In multi-agent workflows, the tree includes nested agent runs with their rolled-up costs:

— Agent Run: coordinator  [3.4s]
 ├─ LLM Call: gpt-4o  [0.5s]        in=200  out=100  $0.0015
 ├─ Agent Run: researcher  [1.8s]
 │   └─ LLM Call: claude-3-5-sonnet  [1.6s]  in=800  out=400  $0.0084
 └─ Agent Run: writer  [1.1s]
     └─ LLM Call: gpt-4o-mini  [0.9s] in=1000 out=500  $0.0005
 Total (with children): $0.0104

print_tree() can also be called as a standalone function:

from spanforge.debug import print_tree
from spanforge.stream import EventStream

events = list(EventStream.from_file("events.jsonl"))
spans  = [e for e in events if "span_name" in e.payload]
print_tree(spans)

Tip: Set NO_COLOR=1 in your environment to suppress ANSI colour codes (e.g. in CI pipelines or when piping to a file).


summary(spans) -> dict

Returns an aggregated statistics dictionary for a collection of spans.

from spanforge.debug import summary

stats = trace.summary()
# or:
stats = summary(spans)

print(stats)
# {
#   'trace_id': '01JP...',
#   'agent_name': 'research-agent',
#   'total_duration_ms': 1200.0,
#   'span_count': 3,
#   'llm_calls': 1,
#   'tool_calls': 1,
#   'total_input_tokens': 512,
#   'total_output_tokens': 200,
#   'total_cost_usd': 0.0034,
#   'errors': 0,
# }

visualize(spans, output="html", *, path=None) -> str

Generate a self-contained Gantt-timeline HTML page — no external dependencies, no network calls.

from spanforge.debug import visualize

# Return as a string
html = visualize(trace.spans)

# Write directly to a file
visualize(trace.spans, path="trace.html")

The generated page shows each span as a proportional horizontal bar on a shared timeline axis.
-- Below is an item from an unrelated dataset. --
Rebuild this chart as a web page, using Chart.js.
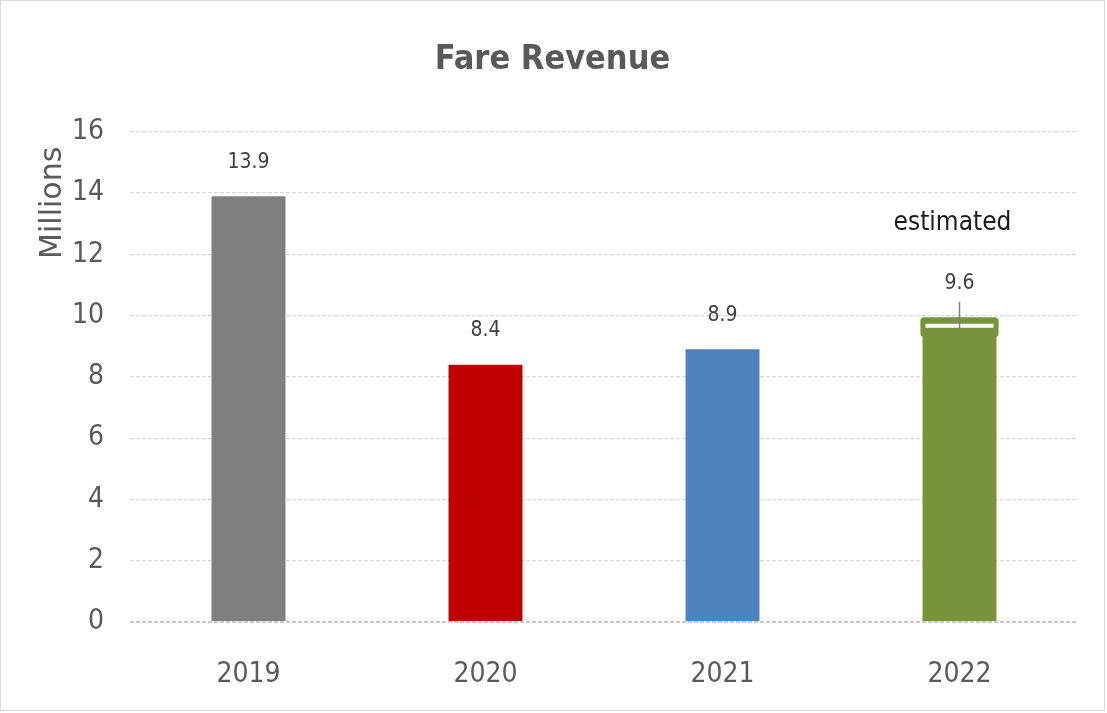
<!DOCTYPE html>
<html>
<head>
<meta charset="utf-8">
<script src="https://cdn.jsdelivr.net/npm/chart.js@4/dist/chart.umd.min.js"></script>
<style>
  html, body { margin: 0; padding: 0; background: #ffffff; }
  #wrap { position: absolute; left: 0; top: 0; width: 1103px; height: 709px; border: 1px solid #d9d9d9; background: #fff; }
  canvas { display: block; }
</style>
</head>
<body>
<div id="wrap"><canvas id="c" width="1103" height="709"></canvas></div>
<script>
// ---- data ----
const categories = ['2019', '2020', '2021', '2022'];
const revenue = [13.9, 8.4, 8.9, 9.6];
const barColors = ['#7f7f7f', '#c00000', '#4f81bd', '#77933c'];
const valueLabels = ['13.9', '8.4', '8.9', '9.6'];
const estimateCap = [null, null, null, [9.3, 9.95]];
const estimateMarker = [null, null, null, 9.67];
const errorLow = [null, null, null, 9.6];
const errorHigh = [null, null, null, 10.45];
const notes = ['', '', '', 'estimated'];
const yTicks = [0, 2, 4, 6, 8, 10, 12, 14, 16];
const yTitle = 'Millions';

const NARROW = "'Liberation Sans Narrow', 'DejaVu Sans Condensed', 'Roboto Condensed', sans-serif";

const labelPlugin = {
  id: 'valueLabels',
  afterDatasetsDraw(chart) {
    const ctx = chart.ctx;
    const x = chart.scales.x, y = chart.scales.y;
    ctx.save();
    ctx.textAlign = 'center';
    ctx.textBaseline = 'middle';
    categories.forEach((c, i) => {
      const px = x.getPixelForValue(i);
      let py;
      if (errorHigh[i] != null) py = y.getPixelForValue(errorHigh[i]) - 18;
      else py = y.getPixelForValue(revenue[i]) - 34;
      ctx.font = '21px ' + NARROW;
      ctx.fillStyle = '#404040';
      ctx.fillText(valueLabels[i], px, py);
      if (notes[i]) {
        ctx.font = '26px ' + NARROW;
        ctx.fillStyle = '#1a1a1a';
        ctx.fillText(notes[i], px - 7, py - 61);
      }
    });
    // y axis title
    ctx.translate(52, chart.chartArea.top + 71);
    ctx.rotate(-Math.PI / 2);
    ctx.font = "30px 'DejaVu Sans', sans-serif";
    ctx.fillStyle = '#595959';
    ctx.fillText(yTitle, 0, 0);
    ctx.restore();
  }
};

new Chart(document.getElementById('c'), {
  data: {
    labels: categories,
    datasets: [
      {
        type: 'line',
        label: 'range',
        data: [{x: categories[3], y: errorLow[3]}, {x: categories[3], y: errorHigh[3]}],
        borderColor: '#808080',
        borderWidth: 1.5,
        pointRadius: 0,
        order: 0
      },
      {
        type: 'line',
        label: 'marker',
        data: estimateMarker,
        showLine: false,
        pointStyle: 'line',
        pointRadius: 34,
        pointBorderColor: '#ffffff',
        pointBorderWidth: 4,
        pointHoverRadius: 34,
        order: 1
      },
      {
        type: 'bar',
        label: 'cap',
        data: estimateCap,
        backgroundColor: '#77933c',
        borderRadius: 4,
        borderSkipped: false,
        grouped: false,
        barPercentage: 0.33,
        categoryPercentage: 1,
        order: 2
      },
      {
        type: 'bar',
        label: 'Fare Revenue',
        data: revenue,
        backgroundColor: barColors,
        grouped: false,
        barPercentage: 0.312,
        categoryPercentage: 1,
        order: 3
      }
    ]
  },
  options: {
    responsive: false,
    animation: false,
    layout: { autoPadding: false, padding: { top: 0, right: 26, bottom: 17, left: 26 } },
    plugins: {
      legend: { display: false },
      tooltip: { enabled: false },
      title: {
        display: true,
        text: 'Fare Revenue',
        color: '#595959',
        font: { family: NARROW, size: 34, weight: 'bold', lineHeight: 1.2 },
        padding: { top: 39, bottom: 51 }
      }
    },
    scales: {
      x: {
        type: 'category',
        grid: { display: false, drawTicks: true, tickLength: 36 },
        border: { display: false },
        ticks: { color: '#595959', font: { family: NARROW, size: 28 }, padding: 0 },
        afterFit(s) { s.height = 71; s.paddingLeft = 0; s.paddingRight = 0; }
      },
      y: {
        min: 0, max: 16,
        afterBuildTicks(s) { s.ticks = yTicks.map(v => ({ value: v })); },
        grid: {
          color: (ctx) => ctx.tick && ctx.tick.value === 0 ? '#c8c8c8' : '#d9d9d9',
          lineWidth: (ctx) => ctx.tick && ctx.tick.value === 0 ? 2 : 1.2,
          drawTicks: false
        },
        border: { display: false, dash: [4, 2] },
        ticks: { color: '#595959', font: { family: NARROW, size: 28 }, padding: 26 },
        afterFit(s) { s.width = 103; s.paddingLeft = 0; s.paddingRight = 0; }
      }
    }
  },
  plugins: [labelPlugin]
});
</script>
</body>
</html>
Hovering over a bar shows the span name, duration, model/tool name, token counts, and cost.


Sampling controls

In production you often want to emit only a fraction of traces to reduce telemetry volume. Sampling is configured via SpanForgeConfig:

spanforge.configure(
    exporter="otlp",
    otlp_endpoint="http://otel-collector:4318",
    sample_rate=0.1,           # emit 10 % of traces
    always_sample_errors=True, # always emit error/timeout spans
)

Or via environment variable:

export SPANFORGE_SAMPLE_RATE=0.25

How sampling works

  • The sampling decision is made per trace_id (deterministic SHA-256 hash), so all spans of a trace are either all emitted or all dropped — you never see a partial trace.
  • always_sample_errors=True (the default) ensures that any span with status="error" or status="timeout" is always emitted regardless of sample_rate.
  • Set sample_rate=1.0 (the default) to disable sampling.
  • Set sample_rate=0.0 to drop all traces except errors.

Custom trace filters

Add arbitrary per-event predicates that run after the probabilistic gate:

from spanforge import configure, Event

def only_expensive_traces(event: Event) -> bool:
    cost = event.payload.get("cost_usd", 0)
    return cost > 0.01  # only emit spans that cost more than $0.01

configure(
    exporter="console",
    sample_rate=1.0,
    trace_filters=[only_expensive_traces],
)